-------- Data for this exercise

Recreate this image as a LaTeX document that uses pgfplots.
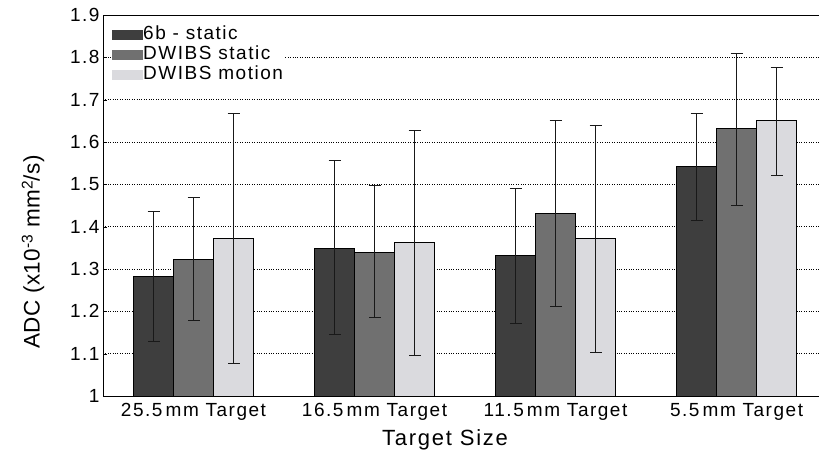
\documentclass[border=0pt]{standalone}
\usepackage{pgfplots}
\pgfplotsset{compat=1.18}
\usepackage{fontspec}
\setmainfont{Liberation Sans}[LetterSpace=8]
\newfontfamily\ylabfont{Liberation Sans}[LetterSpace=2]
\definecolor{cA}{HTML}{3E3E3E}
\definecolor{cB}{HTML}{707070}
\definecolor{cC}{HTML}{DADADE}
\pgfplotsset{myerr/.style={error bars/y dir=both, error bars/y explicit,
  error bars/error mark=|,
  error bars/error mark options={line width=1pt, mark size=6pt, color=black!90},
  error bars/error bar style={line width=1pt, color=black!90}}}
\begin{document}
\begin{tikzpicture}[x=1pt,y=1pt]
\useasboundingbox (0,0) rectangle (819,459);
\begin{axis}[
  at={(103pt,63pt)}, anchor=south west,
  width=717pt, height=381pt, scale only axis,
  xmin=0.5, xmax=4.461,
  ymin=1, ymax=1.9,
  ytick={1,1.1,1.2,1.3,1.4,1.5,1.6,1.7,1.8,1.9},
  yticklabels={1,1.1,1.2,1.3,1.4,1.5,1.6,1.7,1.8,1.9},
  xtick={1,2,3,4},
  xticklabels={25.5\,mm Target,16.5\,mm Target,11.5\,mm Target,5.5\,mm Target},
  x tick style={draw=none},
  y tick style={black},
  major tick length=4pt,
  tick align=inside,
  ytick pos=left,
  xtick pos=bottom,
  ymajorgrids,
  grid style={dotted, black, line width=0.8pt},
  axis line style={black, line width=1pt},
  yticklabel style={font=\fontsize{19}{19}\selectfont},
  xticklabel style={font=\fontsize{19}{19}\selectfont},
  ybar=0pt, bar width=40pt,
  legend cell align=left,
  legend style={at={(axis description cs:0,1)}, anchor=north west, xshift=8pt, yshift=-10pt,
    draw=none, fill=white, inner sep=1pt, row sep=2pt,
    font=\fontsize{19}{19}\selectfont,
    nodes={inner sep=0pt, text height=13.5pt, text depth=4.5pt},
    /tikz/every odd column/.append style={column sep=0pt}},
  legend image code/.code={\fill[#1,draw=none] (0pt,-5pt) rectangle (31pt,5pt);},
]
\addplot[fill=cA, draw=black, line width=0.8pt, myerr] coordinates {
  (1,1.282) += (0,0.155) -= (0,0.154)
  (2,1.349) += (0,0.208) -= (0,0.203)
  (3,1.331) += (0,0.160) -= (0,0.159)
  (4,1.542) += (0,0.126) -= (0,0.128)
};
\addplot[fill=cB, draw=black, line width=0.8pt, myerr] coordinates {
  (1,1.323) += (0,0.145) -= (0,0.145)
  (2,1.339) += (0,0.159) -= (0,0.153)
  (3,1.431) += (0,0.219) -= (0,0.219)
  (4,1.631) += (0,0.179) -= (0,0.182)
};
\addplot[fill=cC, draw=black, line width=0.8pt, myerr] coordinates {
  (1,1.372) += (0,0.296) -= (0,0.295)
  (2,1.362) += (0,0.266) -= (0,0.267)
  (3,1.372) += (0,0.268) -= (0,0.269)
  (4,1.650) += (0,0.127) -= (0,0.128)
};
\legend{6b - static, DWIBS static, DWIBS motion}
\draw[line width=2pt, black] (rel axis cs:0,1) -- (rel axis cs:1,1);
\end{axis}
\node[rotate=90, font=\ylabfont\fontsize{22.5}{22.5}\selectfont] at (33,207) {ADC (x10\raisebox{7pt}{\fontsize{15.5}{15.5}\selectfont -3} mm\raisebox{7pt}{\fontsize{15.5}{15.5}\selectfont 2}/s)};
\node[font=\fontsize{22}{22}\selectfont] at (445,19) {Target Size};
\end{tikzpicture}
\end{document}
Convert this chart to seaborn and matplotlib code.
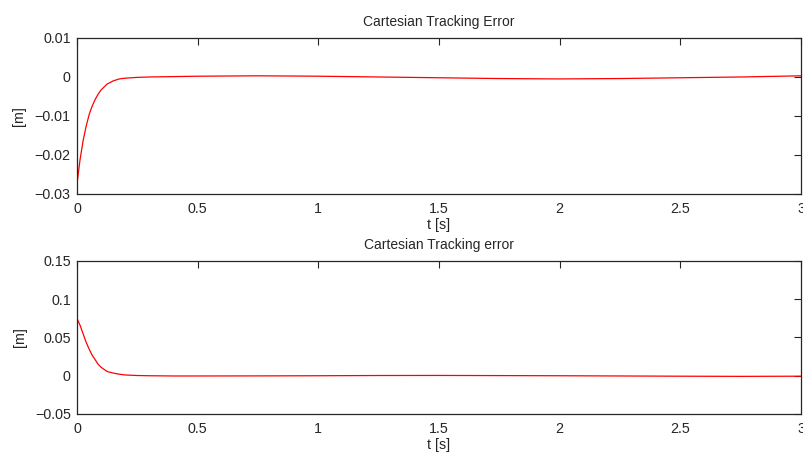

----------------

Reproduce the full listing above verbatim, with no pictures included.

**Complete output**
Recreate this image as a LaTeX document that uses pgfplots.
\documentclass[border=0pt]{standalone}
\usepackage{pgfplots}
\pgfplotsset{compat=1.18}
\usepackage{fontspec}
\setmainfont{Liberation Sans}[LetterSpace=8]
\newfontfamily\ylabfont{Liberation Sans}[LetterSpace=2]
\definecolor{cA}{HTML}{3E3E3E}
\definecolor{cB}{HTML}{707070}
\definecolor{cC}{HTML}{DADADE}
\pgfplotsset{myerr/.style={error bars/y dir=both, error bars/y explicit,
  error bars/error mark=|,
  error bars/error mark options={line width=1pt, mark size=6pt, color=black!90},
  error bars/error bar style={line width=1pt, color=black!90}}}
\begin{document}
\begin{tikzpicture}[x=1pt,y=1pt]
\useasboundingbox (0,0) rectangle (819,459);
\begin{axis}[
  at={(103pt,63pt)}, anchor=south west,
  width=717pt, height=381pt, scale only axis,
  xmin=0.5, xmax=4.461,
  ymin=1, ymax=1.9,
  ytick={1,1.1,1.2,1.3,1.4,1.5,1.6,1.7,1.8,1.9},
  yticklabels={1,1.1,1.2,1.3,1.4,1.5,1.6,1.7,1.8,1.9},
  xtick={1,2,3,4},
  xticklabels={25.5\,mm Target,16.5\,mm Target,11.5\,mm Target,5.5\,mm Target},
  x tick style={draw=none},
  y tick style={black},
  major tick length=4pt,
  tick align=inside,
  ytick pos=left,
  xtick pos=bottom,
  ymajorgrids,
  grid style={dotted, black, line width=0.8pt},
  axis line style={black, line width=1pt},
  yticklabel style={font=\fontsize{19}{19}\selectfont},
  xticklabel style={font=\fontsize{19}{19}\selectfont},
  ybar=0pt, bar width=40pt,
  legend cell align=left,
  legend style={at={(axis description cs:0,1)}, anchor=north west, xshift=8pt, yshift=-10pt,
    draw=none, fill=white, inner sep=1pt, row sep=2pt,
    font=\fontsize{19}{19}\selectfont,
    nodes={inner sep=0pt, text height=13.5pt, text depth=4.5pt},
    /tikz/every odd column/.append style={column sep=0pt}},
  legend image code/.code={\fill[#1,draw=none] (0pt,-5pt) rectangle (31pt,5pt);},
]
\addplot[fill=cA, draw=black, line width=0.8pt, myerr] coordinates {
  (1,1.282) += (0,0.155) -= (0,0.154)
  (2,1.349) += (0,0.208) -= (0,0.203)
  (3,1.331) += (0,0.160) -= (0,0.159)
  (4,1.542) += (0,0.126) -= (0,0.128)
};
\addplot[fill=cB, draw=black, line width=0.8pt, myerr] coordinates {
  (1,1.323) += (0,0.145) -= (0,0.145)
  (2,1.339) += (0,0.159) -= (0,0.153)
  (3,1.431) += (0,0.219) -= (0,0.219)
  (4,1.631) += (0,0.179) -= (0,0.182)
};
\addplot[fill=cC, draw=black, line width=0.8pt, myerr] coordinates {
  (1,1.372) += (0,0.296) -= (0,0.295)
  (2,1.362) += (0,0.266) -= (0,0.267)
  (3,1.372) += (0,0.268) -= (0,0.269)
  (4,1.650) += (0,0.127) -= (0,0.128)
};
\legend{6b - static, DWIBS static, DWIBS motion}
\draw[line width=2pt, black] (rel axis cs:0,1) -- (rel axis cs:1,1);
\end{axis}
\node[rotate=90, font=\ylabfont\fontsize{22.5}{22.5}\selectfont] at (33,207) {ADC (x10\raisebox{7pt}{\fontsize{15.5}{15.5}\selectfont -3} mm\raisebox{7pt}{\fontsize{15.5}{15.5}\selectfont 2}/s)};
\node[font=\fontsize{22}{22}\selectfont] at (445,19) {Target Size};
\end{tikzpicture}
\end{document}
Convert this chart to seaborn and matplotlib code.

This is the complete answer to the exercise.